The rest of SMZS is essentially the second half of Dilwale Dulhania Le Jayenge, but if Raj was trying to save Kuljeet from marrying Simran instead of the other way around. In DDLJ, Raj’s strategy was to convince Simran’s family that he was the best person for her to marry. In SMZS, Kartik’s approach is less personal and more about asserting Aman’s right to choose who he wants to date and marry, regardless of gender.

Perhaps SMZS would have struck a stronger emotional chord had Kartik used more of Raj’s strategy. This is a film about a family, but Kartik’s aggressive tactics and the Tripathis’ intransigence make it hard to see how he would fit in if he and Aman did marry. Scenes in which Kartik is emotionally vulnerable play as though they are meant to convince Aman of his loyalty — something that is never really in question — rather than prove his worthiness to the Tripathis.

Writer-director Hitesh Kewalya uses SMZS as an educational opportunity, focusing more on the moral and legal grounds for Aman’s relationship with Kartik instead. This plays into some of the issues that hampered the film SMZS spun off from: 2017’s Shubh Mangal Saavdhan, which Kewalya wrote but did not direct. Both stories periodically lose momentum as the plot gets bogged down in dialogue-heavy scenes.

The slow narrative pace is mitigated by the terrific performances by the entire cast. Awasthy is especially hilarious as Kusum, whose ostentatious shyness feels straight out of an old movie.

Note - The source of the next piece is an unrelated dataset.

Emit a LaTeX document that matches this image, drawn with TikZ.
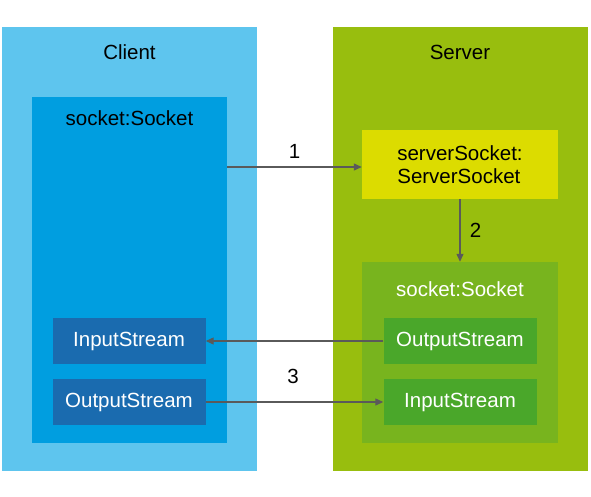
\documentclass[tikz,border=0pt]{standalone}
\usepackage{fontspec}
\setmainfont{Liberation Sans}
\usetikzlibrary{arrows.meta,positioning}
\definecolor{clientbg}{HTML}{5EC5EE}
\definecolor{clientsock}{HTML}{009EE0}
\definecolor{clientstream}{HTML}{1A6BAF}
\definecolor{serverbg}{HTML}{98BE0E}
\definecolor{serveryellow}{HTML}{DCDC00}
\definecolor{serversock}{HTML}{78B41E}
\definecolor{serverstream}{HTML}{4AA72A}
\definecolor{wire}{HTML}{5A5A5A}

\begin{document}
\begin{tikzpicture}[
		x=1pt,y=-1pt,
		font=\fontsize{20.5}{23}\selectfont,
		b/.style={rectangle,inner sep=0pt,draw=none},
		panel/.style={b,minimum width=255pt,minimum height=444pt},
		strm/.style={b,minimum width=153pt,minimum height=46pt,text=white},
		t/.style={inner sep=0pt,anchor=base},
		e/.style={-{Triangle[length=8pt,width=7pt]},draw=wire,line width=1.2pt}
		]
		\useasboundingbox (0,0) rectangle (591,497);

		% Client side
		\node[panel,fill=clientbg] (client) at (129.5,249) {};
		\node[b,fill=clientsock,minimum width=195pt,minimum height=346pt] (csock) at (129.5,270) {};
		\node[strm,fill=clientstream] (cin)  at (129,341) {InputStream};
		\node[strm,fill=clientstream] (cout) at (129,402) {OutputStream};
		\node[t] (clienttitle) at (129.5,60) {Client};
		\node[t] (csocktitle) at (129.5,126) {socket:Socket};

		% Server side
		\node[panel,fill=serverbg] (server) at (460,249) {};
		\node[b,fill=serveryellow,minimum width=196pt,minimum height=69pt,align=left] (ssock) at (460,164.5)
			{serverSocket:\\ServerSocket};
		\node[b,fill=serversock,minimum width=196pt,minimum height=181pt] (ssrv) at (460,352.5) {};
		\node[strm,fill=serverstream] (sout) at (460,341) {OutputStream};
		\node[strm,fill=serverstream] (sin)  at (460,402) {InputStream};
		\node[t] (servertitle) at (460,60) {Server};
		\node[t,text=white] (ssrvtitle) at (460,296) {socket:Socket};

		% connections
		\draw[e] ([yshift=-2.5pt]ssock.west -| csock.east) -- ([yshift=-2.5pt]ssock.west) node[midway,above=5pt] (l1) {1};
		\draw[e] (ssock.south) -- (ssrv.north) node[midway,right=6pt] (l2) {2};
		\draw[e] (sout.west) -- (cin.east);
		\draw[e] (cout.east) -- (sin.west);
		\node[t] (l3) at (293,383) {3};
	\end{tikzpicture}
\end{document}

One of Kewalya’s strong points is his ability to write humorously about adult topics (Shubh Mangal Saavdhan was about impotence) in a way that never feels vulgar. SMZS is family-friendly. If one of the goals of the film is to normalize the depiction of gay relationships in mainstream Hindi cinema, making it a movie that is accessible to all ages is a great way to accomplish that.